The friends I am most grateful for are the ones who understand and don't freak out if, after we do something on the bigger side of our social sphere (big party, road trip together, whatever), I retreat for a little while to my happy little homelife of cats and books and gardening. It's a recharging thing, not a rejection.
posted by Stacey at 7:37 PM on January 14, 2009

From your follow-up it sounds like you did great. One thing that has helped me with this recently when introducing two shy people was mentioning to each that the other was "a little shy." This way I think each felt like the pressure not to be shy was off. With a recent clothing swap I attended, some people had brought things like scarves and costume jewelry, and that helped a lot to smooth over any uncomfortableness since we had people of all shapes and sizes.
posted by hazyjane at 11:07 PM on January 14, 2009

I have to note that a lot of the introverts use words like 'tiring' or 'draining'. Since I get energized and happy being around other people, I struggle a little trying to understand that.

Well, there's a difference though between something being energizing and something making you happy. I love being around other people--it really does make me happy, and I couldn't do without it. But it is also tiring. I have to pace myself, socially, so that I'm not too tired to enjoy the plans I do make with people.

Something like this sounds like it would be a lot of fun--even if I didn't know many other people--but only under the right circumstances, most of which would be out of your control. Things like whether I was in the mood to meet new people (even as an introvert I'm absolutely in this mood sometimes), and whether I had a lot of other stuff going on that week. Choice of time and place is something that you do have control over and can really help, but of course that depends on the individual. I'm always telling people to invite me to things right after work on weekdays because I know myself, and I know I'm more likely to be excited to do something if I don't have to kill time in between or worse, leave my house after getting comfortably settled in. But even if everything else is good, I won't enjoy it if I'm already very tired. Only if I already have energy to use.

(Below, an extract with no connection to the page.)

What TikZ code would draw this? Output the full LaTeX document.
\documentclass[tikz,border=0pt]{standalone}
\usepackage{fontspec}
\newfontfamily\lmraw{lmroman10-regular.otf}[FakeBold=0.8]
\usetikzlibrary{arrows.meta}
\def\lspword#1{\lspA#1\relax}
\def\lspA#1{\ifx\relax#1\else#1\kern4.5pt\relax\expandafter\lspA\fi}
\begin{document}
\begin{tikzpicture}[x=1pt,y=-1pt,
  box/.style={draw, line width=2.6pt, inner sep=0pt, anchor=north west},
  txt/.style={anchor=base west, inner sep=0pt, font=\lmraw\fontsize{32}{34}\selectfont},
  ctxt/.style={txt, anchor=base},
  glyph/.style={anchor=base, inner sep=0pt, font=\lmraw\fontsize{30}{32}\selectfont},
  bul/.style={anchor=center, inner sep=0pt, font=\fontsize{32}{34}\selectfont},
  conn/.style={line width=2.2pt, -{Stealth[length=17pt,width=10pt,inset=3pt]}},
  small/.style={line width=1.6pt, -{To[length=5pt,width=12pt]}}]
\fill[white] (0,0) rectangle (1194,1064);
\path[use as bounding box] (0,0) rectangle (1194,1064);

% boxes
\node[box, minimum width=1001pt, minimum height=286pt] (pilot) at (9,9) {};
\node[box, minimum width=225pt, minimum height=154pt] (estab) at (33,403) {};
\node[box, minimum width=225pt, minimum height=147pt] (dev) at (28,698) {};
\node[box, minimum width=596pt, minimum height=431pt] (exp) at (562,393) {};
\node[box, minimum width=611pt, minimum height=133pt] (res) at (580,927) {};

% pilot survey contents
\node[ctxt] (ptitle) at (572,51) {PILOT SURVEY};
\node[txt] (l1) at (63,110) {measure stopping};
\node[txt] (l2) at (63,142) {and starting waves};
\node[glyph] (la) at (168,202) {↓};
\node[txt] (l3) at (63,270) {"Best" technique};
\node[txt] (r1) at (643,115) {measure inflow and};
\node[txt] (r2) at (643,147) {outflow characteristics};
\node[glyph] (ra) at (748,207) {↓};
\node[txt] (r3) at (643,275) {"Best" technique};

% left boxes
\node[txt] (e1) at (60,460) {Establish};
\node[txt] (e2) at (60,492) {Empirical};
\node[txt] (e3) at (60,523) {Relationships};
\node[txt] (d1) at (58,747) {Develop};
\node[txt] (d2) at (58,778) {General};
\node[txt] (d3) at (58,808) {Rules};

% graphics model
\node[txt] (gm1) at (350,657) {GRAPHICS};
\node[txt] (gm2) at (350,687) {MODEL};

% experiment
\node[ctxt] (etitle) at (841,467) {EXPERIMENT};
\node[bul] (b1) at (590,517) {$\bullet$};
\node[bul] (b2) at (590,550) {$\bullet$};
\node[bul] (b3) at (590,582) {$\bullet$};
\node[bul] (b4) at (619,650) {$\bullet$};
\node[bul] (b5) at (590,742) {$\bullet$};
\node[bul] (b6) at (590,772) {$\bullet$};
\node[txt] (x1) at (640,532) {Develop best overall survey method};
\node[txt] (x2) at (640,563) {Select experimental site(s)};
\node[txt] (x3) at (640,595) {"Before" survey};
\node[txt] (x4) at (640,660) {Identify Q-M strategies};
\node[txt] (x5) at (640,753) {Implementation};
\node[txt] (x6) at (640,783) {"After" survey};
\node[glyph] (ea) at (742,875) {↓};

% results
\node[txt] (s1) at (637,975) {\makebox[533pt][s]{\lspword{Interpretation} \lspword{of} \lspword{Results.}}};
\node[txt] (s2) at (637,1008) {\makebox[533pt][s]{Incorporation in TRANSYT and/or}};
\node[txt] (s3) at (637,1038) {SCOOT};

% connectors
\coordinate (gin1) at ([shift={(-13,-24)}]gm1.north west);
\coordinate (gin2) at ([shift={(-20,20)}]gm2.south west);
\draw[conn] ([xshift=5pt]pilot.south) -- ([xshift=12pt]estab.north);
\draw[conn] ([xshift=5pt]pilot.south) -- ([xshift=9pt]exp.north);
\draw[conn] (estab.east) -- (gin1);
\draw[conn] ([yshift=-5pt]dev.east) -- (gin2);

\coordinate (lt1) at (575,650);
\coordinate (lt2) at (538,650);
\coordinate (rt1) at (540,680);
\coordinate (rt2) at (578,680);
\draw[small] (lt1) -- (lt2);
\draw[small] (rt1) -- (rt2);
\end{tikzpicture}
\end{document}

Really, it's just like any other activity. Say, you plan to go to the beach. It's awesome, it's sunny, you get a great tan, you go for a swim, it's tons of fun and you feel really happy while you're doing it. But when you get home, you're exhausted. That's what a fun social gathering is like for an introvert. It being tiring doesn't preclude it from being enjoyable. It's just not going to energize an introvert if they're already tired from something else...and then it won't be enjoyable. Does that help at all? I just like that you're trying to understand so I wanted to give a little more info.
posted by lampoil at 11:15 AM on January 15, 2009 [3 favorites]

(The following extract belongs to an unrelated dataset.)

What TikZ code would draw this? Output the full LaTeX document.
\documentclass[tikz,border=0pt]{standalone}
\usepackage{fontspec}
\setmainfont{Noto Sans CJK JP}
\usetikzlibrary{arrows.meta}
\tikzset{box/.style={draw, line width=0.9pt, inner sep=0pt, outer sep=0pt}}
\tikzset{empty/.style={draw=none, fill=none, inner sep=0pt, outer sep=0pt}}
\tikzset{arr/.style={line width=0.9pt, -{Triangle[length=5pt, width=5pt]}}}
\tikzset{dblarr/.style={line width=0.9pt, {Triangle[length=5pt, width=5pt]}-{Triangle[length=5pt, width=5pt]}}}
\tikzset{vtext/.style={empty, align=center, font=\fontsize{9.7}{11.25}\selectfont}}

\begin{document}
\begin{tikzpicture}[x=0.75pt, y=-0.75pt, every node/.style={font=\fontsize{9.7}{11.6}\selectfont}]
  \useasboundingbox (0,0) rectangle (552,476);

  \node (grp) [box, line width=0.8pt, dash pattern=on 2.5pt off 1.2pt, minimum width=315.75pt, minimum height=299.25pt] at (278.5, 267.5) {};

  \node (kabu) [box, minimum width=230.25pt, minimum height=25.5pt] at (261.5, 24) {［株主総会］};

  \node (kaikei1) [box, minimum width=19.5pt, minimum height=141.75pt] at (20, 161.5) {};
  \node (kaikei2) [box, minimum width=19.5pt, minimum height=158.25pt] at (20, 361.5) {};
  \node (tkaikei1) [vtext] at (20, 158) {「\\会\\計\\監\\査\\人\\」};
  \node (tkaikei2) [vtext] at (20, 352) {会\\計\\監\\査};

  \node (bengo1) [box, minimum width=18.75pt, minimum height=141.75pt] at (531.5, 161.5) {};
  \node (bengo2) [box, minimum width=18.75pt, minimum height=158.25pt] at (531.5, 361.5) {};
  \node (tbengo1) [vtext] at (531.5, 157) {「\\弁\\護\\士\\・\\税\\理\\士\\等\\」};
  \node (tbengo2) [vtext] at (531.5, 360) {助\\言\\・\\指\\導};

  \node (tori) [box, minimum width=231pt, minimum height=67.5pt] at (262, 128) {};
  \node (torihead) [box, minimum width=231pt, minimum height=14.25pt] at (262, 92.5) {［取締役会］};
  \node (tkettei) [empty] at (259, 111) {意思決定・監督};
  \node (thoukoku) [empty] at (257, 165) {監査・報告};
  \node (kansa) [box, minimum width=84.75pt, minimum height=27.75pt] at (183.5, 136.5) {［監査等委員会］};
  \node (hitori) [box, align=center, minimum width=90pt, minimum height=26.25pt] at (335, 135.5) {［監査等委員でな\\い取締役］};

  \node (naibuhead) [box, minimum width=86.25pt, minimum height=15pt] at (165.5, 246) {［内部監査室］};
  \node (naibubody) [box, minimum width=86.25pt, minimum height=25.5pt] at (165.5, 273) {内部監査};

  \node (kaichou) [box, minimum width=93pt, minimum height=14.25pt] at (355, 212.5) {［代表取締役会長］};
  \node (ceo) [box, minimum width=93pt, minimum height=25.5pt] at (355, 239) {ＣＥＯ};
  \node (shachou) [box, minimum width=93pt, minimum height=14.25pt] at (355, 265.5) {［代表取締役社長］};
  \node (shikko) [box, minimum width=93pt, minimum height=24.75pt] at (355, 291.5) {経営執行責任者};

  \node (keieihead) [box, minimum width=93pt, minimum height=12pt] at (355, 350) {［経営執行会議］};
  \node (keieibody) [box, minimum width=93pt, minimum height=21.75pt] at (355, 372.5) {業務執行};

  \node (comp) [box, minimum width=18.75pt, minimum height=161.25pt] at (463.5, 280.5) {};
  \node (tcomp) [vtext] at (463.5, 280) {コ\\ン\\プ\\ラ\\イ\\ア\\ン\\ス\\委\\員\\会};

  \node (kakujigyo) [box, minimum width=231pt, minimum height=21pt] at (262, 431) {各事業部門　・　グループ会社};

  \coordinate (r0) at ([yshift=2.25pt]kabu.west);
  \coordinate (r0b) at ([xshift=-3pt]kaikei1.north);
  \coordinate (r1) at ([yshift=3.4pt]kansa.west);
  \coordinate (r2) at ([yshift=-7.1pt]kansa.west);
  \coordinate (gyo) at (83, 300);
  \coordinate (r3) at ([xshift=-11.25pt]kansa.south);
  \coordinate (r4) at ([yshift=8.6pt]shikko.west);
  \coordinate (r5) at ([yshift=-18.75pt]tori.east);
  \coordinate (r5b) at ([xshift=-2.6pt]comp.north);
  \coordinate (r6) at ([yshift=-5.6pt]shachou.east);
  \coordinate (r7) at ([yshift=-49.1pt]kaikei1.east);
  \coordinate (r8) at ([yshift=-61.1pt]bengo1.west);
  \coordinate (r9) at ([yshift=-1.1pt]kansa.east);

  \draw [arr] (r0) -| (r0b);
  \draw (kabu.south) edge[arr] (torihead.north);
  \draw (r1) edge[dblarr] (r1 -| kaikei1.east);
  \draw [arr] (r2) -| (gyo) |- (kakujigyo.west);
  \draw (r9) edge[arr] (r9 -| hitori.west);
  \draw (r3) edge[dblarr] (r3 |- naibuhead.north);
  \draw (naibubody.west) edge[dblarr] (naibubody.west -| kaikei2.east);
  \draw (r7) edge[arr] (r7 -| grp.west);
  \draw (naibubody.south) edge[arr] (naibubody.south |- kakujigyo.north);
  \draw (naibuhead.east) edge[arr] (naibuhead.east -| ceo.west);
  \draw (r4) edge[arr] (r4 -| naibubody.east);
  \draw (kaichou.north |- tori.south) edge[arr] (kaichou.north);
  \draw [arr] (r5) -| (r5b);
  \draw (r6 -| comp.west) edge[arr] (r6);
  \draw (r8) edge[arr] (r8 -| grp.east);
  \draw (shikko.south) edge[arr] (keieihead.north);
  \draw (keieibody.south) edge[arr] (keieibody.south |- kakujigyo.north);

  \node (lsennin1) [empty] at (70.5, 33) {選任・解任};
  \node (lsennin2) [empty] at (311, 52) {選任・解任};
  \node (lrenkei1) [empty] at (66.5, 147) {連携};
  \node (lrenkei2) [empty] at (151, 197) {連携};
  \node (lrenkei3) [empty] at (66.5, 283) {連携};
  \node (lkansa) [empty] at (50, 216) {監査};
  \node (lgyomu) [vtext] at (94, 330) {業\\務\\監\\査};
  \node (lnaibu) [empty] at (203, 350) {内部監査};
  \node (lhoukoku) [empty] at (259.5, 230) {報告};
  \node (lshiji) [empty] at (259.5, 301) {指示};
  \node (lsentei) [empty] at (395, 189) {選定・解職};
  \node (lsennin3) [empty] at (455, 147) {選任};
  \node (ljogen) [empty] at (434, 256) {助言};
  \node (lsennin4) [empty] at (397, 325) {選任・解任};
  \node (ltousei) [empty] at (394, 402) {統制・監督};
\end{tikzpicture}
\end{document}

Lampoil, yes that does help.

I *am* trying to understand and of course all the advice here (minus any negativity) was very helpful.

Thanks a bunch to all.
posted by Grlnxtdr at 3:21 PM on January 16, 2009

Addressing the clothing swap specifically, every swap that I´ve been to involved putting all the clothes together in a big heap or putting all the boxes and bags in one spot. After this it was not obvious who had brought what, or who had not been able to bring anything. Occasionally people might have something special they would pass out one of to everyone, or set aside because it was breakable, or something.

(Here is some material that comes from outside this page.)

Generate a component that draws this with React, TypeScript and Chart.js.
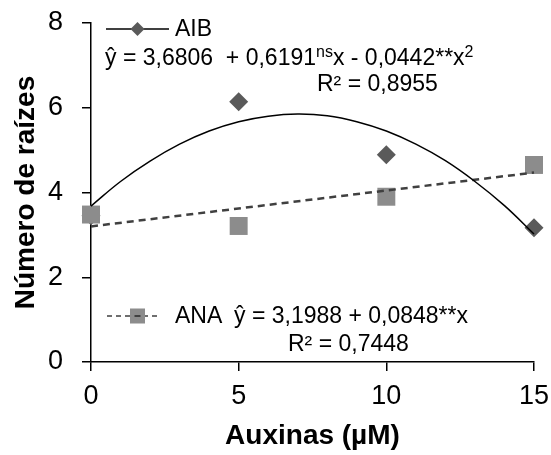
import React, { useEffect, useRef } from 'react';
import { Chart, registerables } from 'chart.js';

Chart.register(...registerables);

// ---- data ----
const X_TICKS = [0, 5, 10, 15];
const Y_TICKS = [0, 2, 4, 6, 8];
const DOSES = [0, 5, 10, 15];
const AIB_VALUES = [3.45, 6.14, 4.89, 3.17];
const ANA_VALUES = [3.48, 3.21, 3.9, 4.65];
// fitted curves
const AIB_FIT_X = [0, 1, 2, 3, 4, 5, 6, 7, 8, 9, 10, 11, 12, 13, 14, 15];
const AIB_FIT_Y = [3.68, 4.26, 4.74, 5.14, 5.45, 5.67, 5.8, 5.85, 5.81, 5.67, 5.45, 5.14, 4.75, 4.26, 3.69, 3.02];
const ANA_FIT_X = [0, 15];
const ANA_FIT_Y = [3.2, 4.47];

// ---- texts ----
const X_TITLE = 'Auxinas (µM)';
const Y_TITLE = 'Número de raízes';
const AIB_NAME = 'AIB';
const ANA_NAME = 'ANA';
const AIB_EQ: Array<[string, boolean]> = [
  ['ŷ = 3,6806  + 0,6191', false],
  ['ns', true],
  ['x - 0,0442**x', false],
  ['2', true],
];
const AIB_R2 = 'R² = 0,8955';
const ANA_EQ = 'ŷ = 3,1988 + 0,0848**x';
const ANA_R2 = 'R² = 0,7448';

const FONT = '"Liberation Sans", Arial, Helvetica, sans-serif';
const AIB_COLOR = '#5a5a5a';
const ANA_COLOR = '#8c8c8c';
const ANN_SIZE = 23;

function toPoints(xs: number[], ys: number[]) {
  return xs.map((x, i) => ({ x, y: ys[i] }));
}

function drawRich(ctx: CanvasRenderingContext2D, parts: Array<[string, boolean]>, x: number, y: number, size: number) {
  let cx = x;
  for (const [txt, sup] of parts) {
    if (sup) {
      ctx.font = `${Math.round(size * 0.7)}px ${FONT}`;
      ctx.fillText(txt, cx, y - size * 0.36);
    } else {
      ctx.font = `${size}px ${FONT}`;
      ctx.fillText(txt, cx, y);
    }
    cx += ctx.measureText(txt).width;
  }
}

const annotationPlugin = {
  id: 'eqAnnotations',
  afterDraw(chart: any) {
    const { ctx, chartArea: ca } = chart;
    const L = ca.left;
    const T = ca.top;
    const B = ca.bottom;
    ctx.save();
    ctx.textAlign = 'left';
    ctx.fillStyle = '#000';

    // AIB legend entry
    const yA = T + 6;
    ctx.strokeStyle = '#000';
    ctx.lineWidth = 1.5;
    ctx.setLineDash([]);
    ctx.beginPath();
    ctx.moveTo(L + 15, yA);
    ctx.lineTo(L + 78, yA);
    ctx.stroke();
    ctx.fillStyle = AIB_COLOR;
    const dx = L + 46.5;
    const r = 7;
    ctx.beginPath();
    ctx.moveTo(dx - r, yA);
    ctx.lineTo(dx, yA - r);
    ctx.lineTo(dx + r, yA);
    ctx.lineTo(dx, yA + r);
    ctx.closePath();
    ctx.fill();
    ctx.fillStyle = '#000';
    ctx.textBaseline = 'middle';
    ctx.font = `${ANN_SIZE}px ${FONT}`;
    ctx.fillText(AIB_NAME, L + 84, yA + 1);

    ctx.textBaseline = 'alphabetic';
    drawRich(ctx, AIB_EQ, L + 14, T + 42, ANN_SIZE);
    ctx.font = `${ANN_SIZE}px ${FONT}`;
    ctx.fillText(AIB_R2, L + 226, T + 68);

    // ANA legend entry
    const yN = B - 46;
    ctx.strokeStyle = '#404040';
    ctx.lineWidth = 1.5;
    ctx.setLineDash([5, 4]);
    ctx.beginPath();
    ctx.moveTo(L + 16, yN);
    ctx.lineTo(L + 70, yN);
    ctx.stroke();
    ctx.setLineDash([]);
    ctx.fillStyle = ANA_COLOR;
    ctx.fillRect(L + 46.5 - 7.5, yN - 7.5, 15, 15);
    ctx.fillStyle = '#404040';
    ctx.fillRect(L + 46.5 - 3, yN - 1, 6, 2);
    ctx.fillStyle = '#000';
    ctx.textBaseline = 'middle';
    ctx.font = `${ANN_SIZE}px ${FONT}`;
    ctx.fillText(ANA_NAME, L + 84, yN + 1);
    ctx.fillText(ANA_EQ, L + 143, yN + 1);
    ctx.textBaseline = 'alphabetic';
    ctx.fillText(ANA_R2, L + 197, B - 11);
    ctx.restore();
  },
};

export default function App() {
  const ref = useRef<HTMLCanvasElement | null>(null);

  useEffect(() => {
    document.body.style.margin = '0';
    if (!ref.current) return;
    Chart.defaults.font.family = FONT;
    const tickFont = { family: FONT, size: 27 };
    const titleFont = { family: FONT, size: 28, weight: 'bold' as const };

    const chart = new Chart(ref.current, {
      type: 'scatter',
      data: {
        datasets: [
          {
            label: 'AIB ajuste',
            data: toPoints(AIB_FIT_X, AIB_FIT_Y),
            showLine: true,
            borderColor: '#000',
            borderWidth: 1.5,
            pointRadius: 0,
            tension: 0.4,
            fill: false,
            clip: false,
          },
          {
            label: 'ANA ajuste',
            data: toPoints(ANA_FIT_X, ANA_FIT_Y),
            showLine: true,
            borderColor: '#404040',
            borderWidth: 2.5,
            borderDash: [7, 5],
            pointRadius: 0,
            fill: false,
            clip: false,
          },
          {
            label: ANA_NAME,
            data: toPoints(DOSES, ANA_VALUES),
            showLine: false,
            pointStyle: 'rect',
            pointRadius: 12.7,
            backgroundColor: ANA_COLOR,
            borderWidth: 0,
            clip: false,
          },
          {
            label: AIB_NAME,
            data: toPoints(DOSES, AIB_VALUES),
            showLine: false,
            pointStyle: 'rectRot',
            pointRadius: 9.5,
            backgroundColor: AIB_COLOR,
            borderWidth: 0,
            clip: false,
          },
        ],
      },
      options: {
        responsive: false,
        animation: false,
        devicePixelRatio: 1,
        layout: { padding: { top: 23, right: 17, left: 0, bottom: 0 } },
        plugins: {
          legend: { display: false },
          tooltip: { enabled: false },
        },
        scales: {
          x: {
            type: 'linear',
            min: X_TICKS[0],
            max: X_TICKS[X_TICKS.length - 1],
            afterBuildTicks: (s: any) => {
              s.ticks = X_TICKS.map((v) => ({ value: v }));
            },
            afterFit: (s: any) => {
              s.height = 93;
              s.paddingLeft = 0;
              s.paddingRight = 0;
            },
            ticks: { font: tickFont, color: '#000', padding: 9, maxRotation: 0 },
            grid: { drawOnChartArea: false, drawTicks: true, tickLength: 9, color: '#000', lineWidth: 1.5 },
            border: { display: true, color: '#000', width: 1.5 },
            title: { display: true, text: X_TITLE, font: titleFont, color: '#000', padding: { top: 0, bottom: 2 } },
          },
          y: {
            type: 'linear',
            min: Y_TICKS[0],
            max: Y_TICKS[Y_TICKS.length - 1],
            afterBuildTicks: (s: any) => {
              s.ticks = Y_TICKS.map((v) => ({ value: v }));
            },
            afterFit: (s: any) => {
              s.width = 91;
              s.paddingTop = 0;
              s.paddingBottom = 0;
            },
            ticks: { font: tickFont, color: '#000', padding: 19 },
            grid: { drawOnChartArea: false, drawTicks: true, tickLength: 9, color: '#000', lineWidth: 1.5 },
            border: { display: true, color: '#000', width: 1.5 },
            title: { display: true, text: Y_TITLE, font: titleFont, color: '#000', padding: { top: 9, bottom: 0 } },
          },
        },
      },
      plugins: [annotationPlugin],
    });
    return () => chart.destroy();
  }, []);

  return (
    <div style={{ position: 'absolute', left: 0, top: 0, width: 551, height: 455, background: '#fff' }}>
      <canvas ref={ref} width={551} height={455} style={{ display: 'block' }} />
    </div>
  );
}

What has appealed to me about clothing swaps is the possibility of getting fabulous free clothes, with the bonus that I get to see (secretly or not) some things I don´t care for anymore delight other people.

You want people to have a good time, but you want them to have a clothing swap too. Sell them on the clothing swap, not on the ´OMG we are going to have so much fun at the clothing swap.´ I always feel a little bit obligated to ´have a good time´ at events where the host has pushed things as being fun.

Hearing that it´s ¨pretty much guaranteed you'll like everyone¨ would give me the impression that I´ll need to tell you how much I liked everyone later, which sounds really tiresome. Maybe I´ll have a great conversation with K and fail to even meet your friends L, M, N, O, and P, and I don´t want to hear about how disappointed you were that I didn´t.